**Problem to work on:**
Copy the lines below as they are; omit the images they contain.

**Given information:**
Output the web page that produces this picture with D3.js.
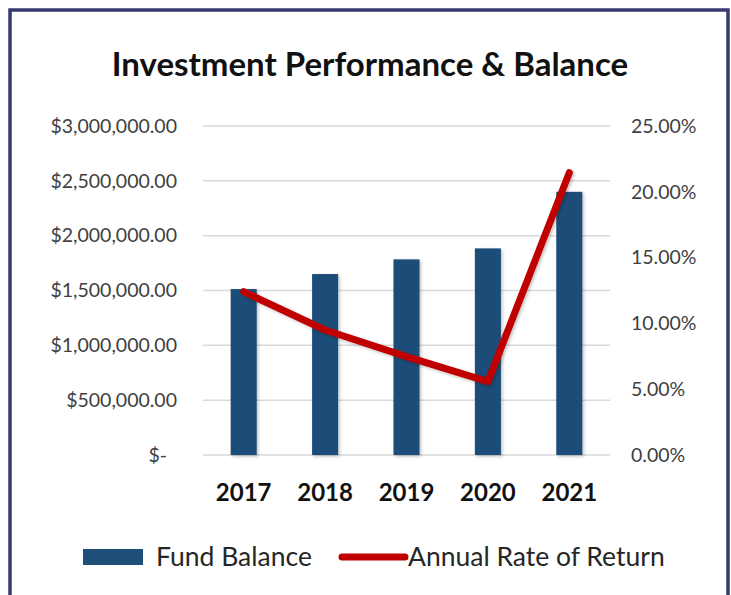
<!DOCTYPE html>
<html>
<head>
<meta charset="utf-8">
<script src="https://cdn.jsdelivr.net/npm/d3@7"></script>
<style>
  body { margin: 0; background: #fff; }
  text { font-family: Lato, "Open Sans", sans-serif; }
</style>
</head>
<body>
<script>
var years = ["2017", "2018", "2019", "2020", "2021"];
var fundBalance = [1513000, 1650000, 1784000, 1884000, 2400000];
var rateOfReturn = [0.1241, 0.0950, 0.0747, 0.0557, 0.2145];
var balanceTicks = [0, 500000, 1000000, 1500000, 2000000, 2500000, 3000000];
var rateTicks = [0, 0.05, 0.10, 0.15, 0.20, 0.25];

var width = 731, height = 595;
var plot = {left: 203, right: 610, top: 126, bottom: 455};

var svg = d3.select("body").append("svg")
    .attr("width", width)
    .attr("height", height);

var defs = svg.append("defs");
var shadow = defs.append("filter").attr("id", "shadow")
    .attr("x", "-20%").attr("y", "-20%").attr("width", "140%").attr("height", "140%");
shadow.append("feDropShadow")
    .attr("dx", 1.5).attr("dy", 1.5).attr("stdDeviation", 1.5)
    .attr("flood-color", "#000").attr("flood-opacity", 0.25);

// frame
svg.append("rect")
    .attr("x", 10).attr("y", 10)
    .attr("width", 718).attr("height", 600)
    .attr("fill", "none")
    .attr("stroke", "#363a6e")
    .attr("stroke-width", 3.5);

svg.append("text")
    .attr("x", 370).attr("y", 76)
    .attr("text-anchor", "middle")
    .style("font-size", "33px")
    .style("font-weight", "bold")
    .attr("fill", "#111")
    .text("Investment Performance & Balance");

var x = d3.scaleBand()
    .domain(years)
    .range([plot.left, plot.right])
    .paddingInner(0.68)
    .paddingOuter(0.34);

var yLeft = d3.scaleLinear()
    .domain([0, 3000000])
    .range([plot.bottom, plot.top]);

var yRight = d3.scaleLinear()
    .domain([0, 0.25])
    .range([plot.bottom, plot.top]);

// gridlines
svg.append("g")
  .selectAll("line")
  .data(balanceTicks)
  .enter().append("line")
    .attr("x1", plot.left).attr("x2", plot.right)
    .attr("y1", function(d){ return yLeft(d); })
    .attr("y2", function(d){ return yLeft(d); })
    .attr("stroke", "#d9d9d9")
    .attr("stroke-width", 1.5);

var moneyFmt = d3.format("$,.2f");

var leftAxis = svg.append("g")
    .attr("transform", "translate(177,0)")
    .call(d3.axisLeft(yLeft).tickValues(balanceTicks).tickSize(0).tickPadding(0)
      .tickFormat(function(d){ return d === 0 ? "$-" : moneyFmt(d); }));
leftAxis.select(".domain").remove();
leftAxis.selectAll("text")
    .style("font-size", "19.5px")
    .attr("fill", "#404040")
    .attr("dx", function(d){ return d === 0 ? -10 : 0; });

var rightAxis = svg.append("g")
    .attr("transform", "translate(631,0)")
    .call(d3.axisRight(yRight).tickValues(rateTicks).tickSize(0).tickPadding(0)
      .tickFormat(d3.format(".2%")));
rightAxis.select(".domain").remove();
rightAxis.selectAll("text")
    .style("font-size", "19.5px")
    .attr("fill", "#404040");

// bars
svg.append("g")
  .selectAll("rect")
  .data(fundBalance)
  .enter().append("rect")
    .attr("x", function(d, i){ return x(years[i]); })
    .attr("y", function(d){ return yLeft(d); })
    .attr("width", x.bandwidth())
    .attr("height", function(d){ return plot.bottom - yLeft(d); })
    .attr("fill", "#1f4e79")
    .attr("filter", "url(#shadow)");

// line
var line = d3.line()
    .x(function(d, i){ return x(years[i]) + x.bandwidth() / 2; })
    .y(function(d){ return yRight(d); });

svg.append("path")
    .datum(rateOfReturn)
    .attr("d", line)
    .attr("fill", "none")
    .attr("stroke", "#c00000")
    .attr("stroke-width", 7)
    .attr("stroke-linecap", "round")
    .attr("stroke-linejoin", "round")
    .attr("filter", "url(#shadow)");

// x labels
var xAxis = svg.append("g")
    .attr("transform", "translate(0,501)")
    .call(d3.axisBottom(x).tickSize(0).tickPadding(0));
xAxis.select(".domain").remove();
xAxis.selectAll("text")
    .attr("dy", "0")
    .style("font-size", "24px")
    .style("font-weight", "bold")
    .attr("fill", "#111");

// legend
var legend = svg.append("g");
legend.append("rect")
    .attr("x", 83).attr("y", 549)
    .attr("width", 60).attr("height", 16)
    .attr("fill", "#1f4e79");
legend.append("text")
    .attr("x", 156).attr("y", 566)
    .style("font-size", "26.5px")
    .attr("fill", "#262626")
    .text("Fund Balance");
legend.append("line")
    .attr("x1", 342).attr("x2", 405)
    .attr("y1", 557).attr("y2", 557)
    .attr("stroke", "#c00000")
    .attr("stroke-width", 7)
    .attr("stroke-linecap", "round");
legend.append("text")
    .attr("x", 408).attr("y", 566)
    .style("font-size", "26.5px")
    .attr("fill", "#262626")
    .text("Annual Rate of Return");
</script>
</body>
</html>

**Answer below:**
Output the web page that produces this picture with D3.js.
<!DOCTYPE html>
<html>
<head>
<meta charset="utf-8">
<script src="https://cdn.jsdelivr.net/npm/d3@7"></script>
<style>
  body { margin: 0; background: #fff; }
  text { font-family: Lato, "Open Sans", sans-serif; }
</style>
</head>
<body>
<script>
var years = ["2017", "2018", "2019", "2020", "2021"];
var fundBalance = [1513000, 1650000, 1784000, 1884000, 2400000];
var rateOfReturn = [0.1241, 0.0950, 0.0747, 0.0557, 0.2145];
var balanceTicks = [0, 500000, 1000000, 1500000, 2000000, 2500000, 3000000];
var rateTicks = [0, 0.05, 0.10, 0.15, 0.20, 0.25];

var width = 731, height = 595;
var plot = {left: 203, right: 610, top: 126, bottom: 455};

var svg = d3.select("body").append("svg")
    .attr("width", width)
    .attr("height", height);

var defs = svg.append("defs");
var shadow = defs.append("filter").attr("id", "shadow")
    .attr("x", "-20%").attr("y", "-20%").attr("width", "140%").attr("height", "140%");
shadow.append("feDropShadow")
    .attr("dx", 1.5).attr("dy", 1.5).attr("stdDeviation", 1.5)
    .attr("flood-color", "#000").attr("flood-opacity", 0.25);

// frame
svg.append("rect")
    .attr("x", 10).attr("y", 10)
    .attr("width", 718).attr("height", 600)
    .attr("fill", "none")
    .attr("stroke", "#363a6e")
    .attr("stroke-width", 3.5);

svg.append("text")
    .attr("x", 370).attr("y", 76)
    .attr("text-anchor", "middle")
    .style("font-size", "33px")
    .style("font-weight", "bold")
    .attr("fill", "#111")
    .text("Investment Performance & Balance");

var x = d3.scaleBand()
    .domain(years)
    .range([plot.left, plot.right])
    .paddingInner(0.68)
    .paddingOuter(0.34);

var yLeft = d3.scaleLinear()
    .domain([0, 3000000])
    .range([plot.bottom, plot.top]);

var yRight = d3.scaleLinear()
    .domain([0, 0.25])
    .range([plot.bottom, plot.top]);

// gridlines
svg.append("g")
  .selectAll("line")
  .data(balanceTicks)
  .enter().append("line")
    .attr("x1", plot.left).attr("x2", plot.right)
    .attr("y1", function(d){ return yLeft(d); })
    .attr("y2", function(d){ return yLeft(d); })
    .attr("stroke", "#d9d9d9")
    .attr("stroke-width", 1.5);

var moneyFmt = d3.format("$,.2f");

var leftAxis = svg.append("g")
    .attr("transform", "translate(177,0)")
    .call(d3.axisLeft(yLeft).tickValues(balanceTicks).tickSize(0).tickPadding(0)
      .tickFormat(function(d){ return d === 0 ? "$-" : moneyFmt(d); }));
leftAxis.select(".domain").remove();
leftAxis.selectAll("text")
    .style("font-size", "19.5px")
    .attr("fill", "#404040")
    .attr("dx", function(d){ return d === 0 ? -10 : 0; });

var rightAxis = svg.append("g")
    .attr("transform", "translate(631,0)")
    .call(d3.axisRight(yRight).tickValues(rateTicks).tickSize(0).tickPadding(0)
      .tickFormat(d3.format(".2%")));
rightAxis.select(".domain").remove();
rightAxis.selectAll("text")
    .style("font-size", "19.5px")
    .attr("fill", "#404040");

// bars
svg.append("g")
  .selectAll("rect")
  .data(fundBalance)
  .enter().append("rect")
    .attr("x", function(d, i){ return x(years[i]); })
    .attr("y", function(d){ return yLeft(d); })
    .attr("width", x.bandwidth())
    .attr("height", function(d){ return plot.bottom - yLeft(d); })
    .attr("fill", "#1f4e79")
    .attr("filter", "url(#shadow)");

// line
var line = d3.line()
    .x(function(d, i){ return x(years[i]) + x.bandwidth() / 2; })
    .y(function(d){ return yRight(d); });

svg.append("path")
    .datum(rateOfReturn)
    .attr("d", line)
    .attr("fill", "none")
    .attr("stroke", "#c00000")
    .attr("stroke-width", 7)
    .attr("stroke-linecap", "round")
    .attr("stroke-linejoin", "round")
    .attr("filter", "url(#shadow)");

// x labels
var xAxis = svg.append("g")
    .attr("transform", "translate(0,501)")
    .call(d3.axisBottom(x).tickSize(0).tickPadding(0));
xAxis.select(".domain").remove();
xAxis.selectAll("text")
    .attr("dy", "0")
    .style("font-size", "24px")
    .style("font-weight", "bold")
    .attr("fill", "#111");

// legend
var legend = svg.append("g");
legend.append("rect")
    .attr("x", 83).attr("y", 549)
    .attr("width", 60).attr("height", 16)
    .attr("fill", "#1f4e79");
legend.append("text")
    .attr("x", 156).attr("y", 566)
    .style("font-size", "26.5px")
    .attr("fill", "#262626")
    .text("Fund Balance");
legend.append("line")
    .attr("x1", 342).attr("x2", 405)
    .attr("y1", 557).attr("y2", 557)
    .attr("stroke", "#c00000")
    .attr("stroke-width", 7)
    .attr("stroke-linecap", "round");
legend.append("text")
    .attr("x", 408).attr("y", 566)
    .style("font-size", "26.5px")
    .attr("fill", "#262626")
    .text("Annual Rate of Return");
</script>
</body>
</html>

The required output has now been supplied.